### TO DO
Leave out the pictures and set down exactly the lines from the start of the listing through the one with "const yTickLabels = [0, 100, 200];", both included.

### DATASET SECTION
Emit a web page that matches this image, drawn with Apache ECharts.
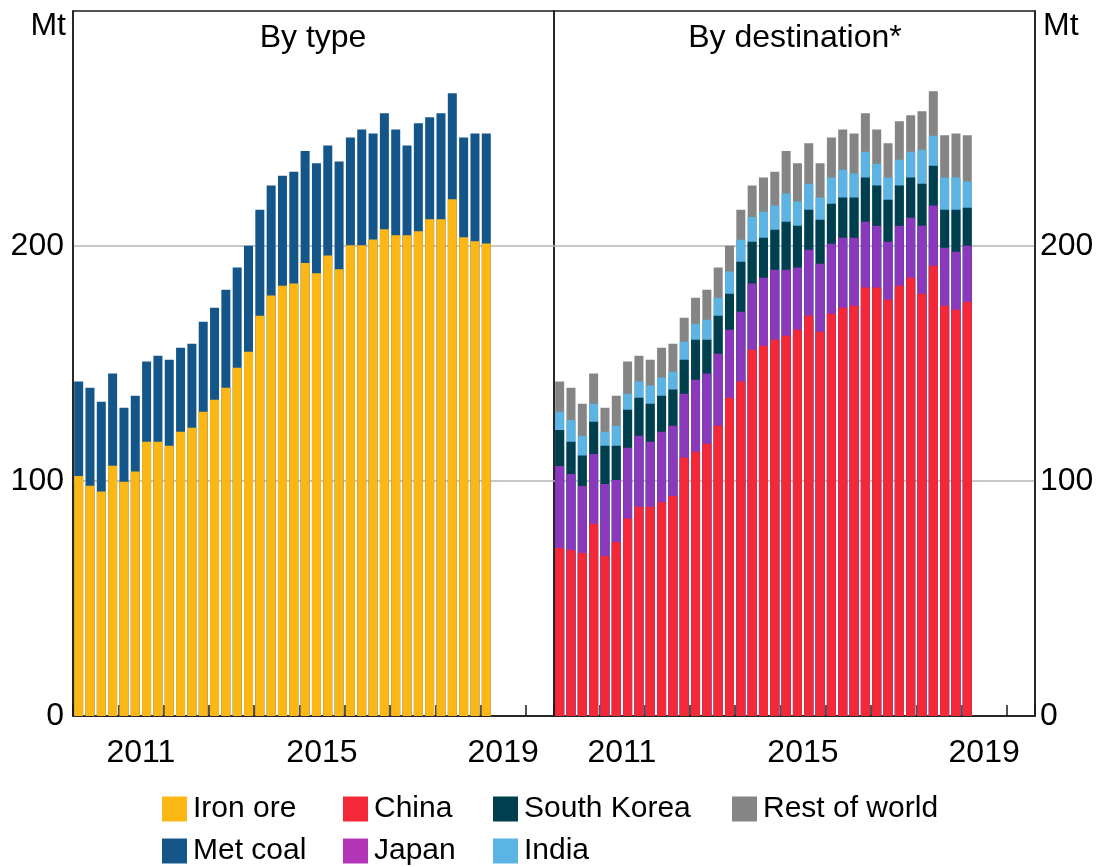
<!DOCTYPE html>
<html><head><meta charset="utf-8">
<script src="https://cdn.jsdelivr.net/npm/echarts@6/dist/echarts.min.js"></script>
<style>html,body{margin:0;padding:0;background:#fff}#c{width:1100px;height:867px}</style>
</head><body><div id="c"></div>
<script>
// ---- Data (Mt per quarter) ----
const quarters = ['2010Q1','2010Q2','2010Q3','2010Q4','2011Q1','2011Q2','2011Q3','2011Q4',
  '2012Q1','2012Q2','2012Q3','2012Q4','2013Q1','2013Q2','2013Q3','2013Q4',
  '2014Q1','2014Q2','2014Q3','2014Q4','2015Q1','2015Q2','2015Q3','2015Q4',
  '2016Q1','2016Q2','2016Q3','2016Q4','2017Q1','2017Q2','2017Q3','2017Q4',
  '2018Q1','2018Q2','2018Q3','2018Q4','2019Q1'];
const yearLabels = [2011, 2015, 2019];
const yTickLabels = [0, 100, 200];

// By type
const ironOre = [102.1,98.0,95.5,106.5,99.7,104.0,116.7,116.7,115.0,121.0,122.7,129.5,134.6,139.7,148.2,155.0,
  170.3,178.9,183.1,184.0,192.8,188.4,196.0,190.1,200.3,200.3,202.8,207.1,204.6,204.6,206.3,211.4,211.4,219.9,203.7,202.0,201.1];
const metCoal = [40.2,41.7,38.2,39.2,31.5,32.3,34.1,36.6,36.6,35.7,35.7,38.3,39.1,41.7,42.6,45.1,
  45.1,46.8,46.8,47.6,47.6,46.8,46.8,45.9,45.9,49.3,45.1,49.4,45.0,38.2,45.9,43.4,45.1,45.1,42.5,45.9,46.8];

// By destination
const china = [71.5,70.6,69.4,81.7,68.1,74.0,84.0,89.0,89.0,91.0,93.6,109.9,112.5,115.9,123.5,135.4,
  142.3,155.9,157.6,160.1,161.8,164.4,170.3,163.5,171.2,173.7,174.6,182.3,182.3,177.1,183.1,186.5,179.7,191.6,174.6,172.9,176.3];
const japan = [34.9,32.4,28.5,29.8,30.6,26.4,30.2,30.3,27.7,30.0,29.9,27.2,30.6,29.8,30.7,29.0,
  29.7,28.1,28.9,29.8,28.1,26.4,28.1,29.0,29.8,29.8,28.9,28.0,26.3,24.7,25.5,25.5,28.9,25.6,24.7,24.7,23.8];
const southKorea = [15.3,13.7,12.9,13.7,16.3,14.6,16.1,16.1,16.2,15.3,15.4,14.5,17.0,14.4,16.1,15.3,
  21.3,17.8,17.0,17.0,20.4,17.8,17.0,18.7,17.0,17.1,17.1,18.8,17.1,17.9,17.1,17.1,17.9,17.0,16.1,17.8,16.2];
const india = [7.8,9.3,8.5,7.7,6.0,8.5,6.8,6.9,7.7,7.7,7.6,7.7,6.8,8.5,7.7,9.4,
  9.4,10.5,11.1,10.3,12.0,10.3,11.1,9.4,11.1,11.9,10.2,11.0,9.3,9.4,11.0,11.0,14.5,12.7,13.7,13.7,11.1];
const restOfWorld = [12.8,13.7,13.6,12.8,10.2,12.8,13.7,11.0,11.0,12.7,11.9,10.2,11.1,12.8,12.8,11.0,
  12.7,13.4,14.5,14.4,18.1,16.3,17.2,14.6,17.1,17.1,17.1,16.4,14.6,14.6,16.4,15.5,16.3,18.9,18.0,18.8,19.7];

// ---- helpers ----
const FONT = "'Liberation Sans', Arial, sans-serif";
const COLORS = {
  'Iron ore': '#FDB714', 'Met coal': '#14568A',
  'China': '#F42837', 'Japan': '#8B38BC', 'South Korea': '#003F4E',
  'India': '#5BB4E4', 'Rest of world': '#858585'
};
function toX(q) { return Number(q.slice(0, 4)) + (Number(q.slice(5)) - 0.5) / 4; }
function cumulative(list) {
  const out = []; let run = quarters.map(() => 0);
  list.forEach(arr => { run = run.map((v, i) => v + arr[i]); out.push(run.slice()); });
  return out;
}
function barSeries(name, idx, vals) {
  return {
    name, type: 'bar', xAxisIndex: idx, yAxisIndex: idx,
    barWidth: 9, barGap: '-100%',
    itemStyle: { color: COLORS[name] },
    silent: true,
    data: quarters.map((q, i) => [toX(q), Math.round(vals[i] * 10) / 10])
  };
}

const leftNames = ['Iron ore', 'Met coal'];
const leftCum = cumulative([ironOre, metCoal]);
const rightNames = ['China', 'Japan', 'South Korea', 'India', 'Rest of world'];
const rightCum = cumulative([china, japan, southKorea, india, restOfWorld]);

const series = [];
for (let k = leftNames.length - 1; k >= 0; k--) series.push(barSeries(leftNames[k], 0, leftCum[k]));
for (let k = rightNames.length - 1; k >= 0; k--) series.push(barSeries(rightNames[k], 1, rightCum[k]));

const BORDER = '#1a1a1a';
function xAxis(gi) {
  return {
    type: 'value', gridIndex: gi, min: 2010, max: 2020.62, interval: 1,
    axisLine: { show: true, lineStyle: { color: BORDER, width: 1.5 } },
    axisTick: { show: true, inside: true, length: 11, lineStyle: { color: BORDER, width: 1.5 } },
    splitLine: { show: false },
    axisLabel: {
      show: true, margin: 21, fontSize: 32, color: '#000', fontFamily: FONT,
      padding: [0, 0, 0, 45],
      formatter: v => (yearLabels.indexOf(Math.round(v * 1000) / 1000) >= 0 ? String(v) : '')
    }
  };
}
function yAxis(gi, pos, margin) {
  return {
    type: 'value', gridIndex: gi, position: pos, min: 0, max: 300, interval: 100,
    axisLine: { show: true, lineStyle: { color: BORDER, width: 1.5 } }, axisTick: { show: false },
    splitLine: { show: true, showMinLine: false, showMaxLine: false, lineStyle: { color: '#b4b4b4', width: 1.5 } },
    axisLabel: {
      margin, fontSize: 32, color: '#000', fontFamily: FONT,
      formatter: v => (yTickLabels.indexOf(v) >= 0 ? String(v) : '')
    }
  };
}

// legend layout: [name, left, row]
const legendItems = [
  ['Iron ore', 162, 0], ['Met coal', 162, 1],
  ['China', 343, 0], ['Japan', 343, 1],
  ['South Korea', 493, 0], ['India', 493, 1],
  ['Rest of world', 732, 0]
];
const legendIconColor = { 'Japan': '#B436B8' };
const legends = legendItems.map(([name, left, row]) => ({
  left, top: row === 0 ? 794 : 836, orient: 'horizontal',
  itemWidth: 25, itemHeight: 25, icon: 'rect', selectedMode: false, padding: 0,
  textStyle: { fontSize: 30, lineHeight: 30, color: '#000', fontFamily: FONT, padding: [0, 0, 0, 1] },
  data: [legendIconColor[name] ? { name, itemStyle: { color: legendIconColor[name] } } : name]
}));

const chart = echarts.init(document.getElementById('c'), null, { renderer: 'canvas' });
chart.setOption({
  animation: false,
  backgroundColor: '#fff',
  grid: [
    { left: 73, top: 11, width: 481, height: 705, show: true, borderColor: BORDER, borderWidth: 1.5, backgroundColor: 'transparent' },
    { left: 554, top: 11, width: 481, height: 705, show: true, borderColor: BORDER, borderWidth: 1.5, backgroundColor: 'transparent' }
  ],
  xAxis: [xAxis(0), xAxis(1)],
  yAxis: [yAxis(0, 'left', 9), yAxis(1, 'right', 5)],
  legend: legends,
  graphic: [
    { type: 'text', x: 313, y: 38, style: { text: 'By type', fill: '#000', font: '32px ' + FONT, align: 'center', verticalAlign: 'middle' } },
    { type: 'text', x: 795, y: 38, style: { text: 'By destination*', fill: '#000', font: '32px ' + FONT, align: 'center', verticalAlign: 'middle' } },
    { type: 'text', x: 66, y: 26, style: { text: 'Mt', fill: '#000', font: '32px ' + FONT, align: 'right', verticalAlign: 'middle' } },
    { type: 'text', x: 1043, y: 26, style: { text: 'Mt', fill: '#000', font: '32px ' + FONT, align: 'left', verticalAlign: 'middle' } }
  ],
  series
});
</script></body></html>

### COMPLETE OUTPUT
Emit a web page that matches this image, drawn with Apache ECharts.
<!DOCTYPE html>
<html><head><meta charset="utf-8">
<script src="https://cdn.jsdelivr.net/npm/echarts@6/dist/echarts.min.js"></script>
<style>html,body{margin:0;padding:0;background:#fff}#c{width:1100px;height:867px}</style>
</head><body><div id="c"></div>
<script>
// ---- Data (Mt per quarter) ----
const quarters = ['2010Q1','2010Q2','2010Q3','2010Q4','2011Q1','2011Q2','2011Q3','2011Q4',
  '2012Q1','2012Q2','2012Q3','2012Q4','2013Q1','2013Q2','2013Q3','2013Q4',
  '2014Q1','2014Q2','2014Q3','2014Q4','2015Q1','2015Q2','2015Q3','2015Q4',
  '2016Q1','2016Q2','2016Q3','2016Q4','2017Q1','2017Q2','2017Q3','2017Q4',
  '2018Q1','2018Q2','2018Q3','2018Q4','2019Q1'];
const yearLabels = [2011, 2015, 2019];
const yTickLabels = [0, 100, 200];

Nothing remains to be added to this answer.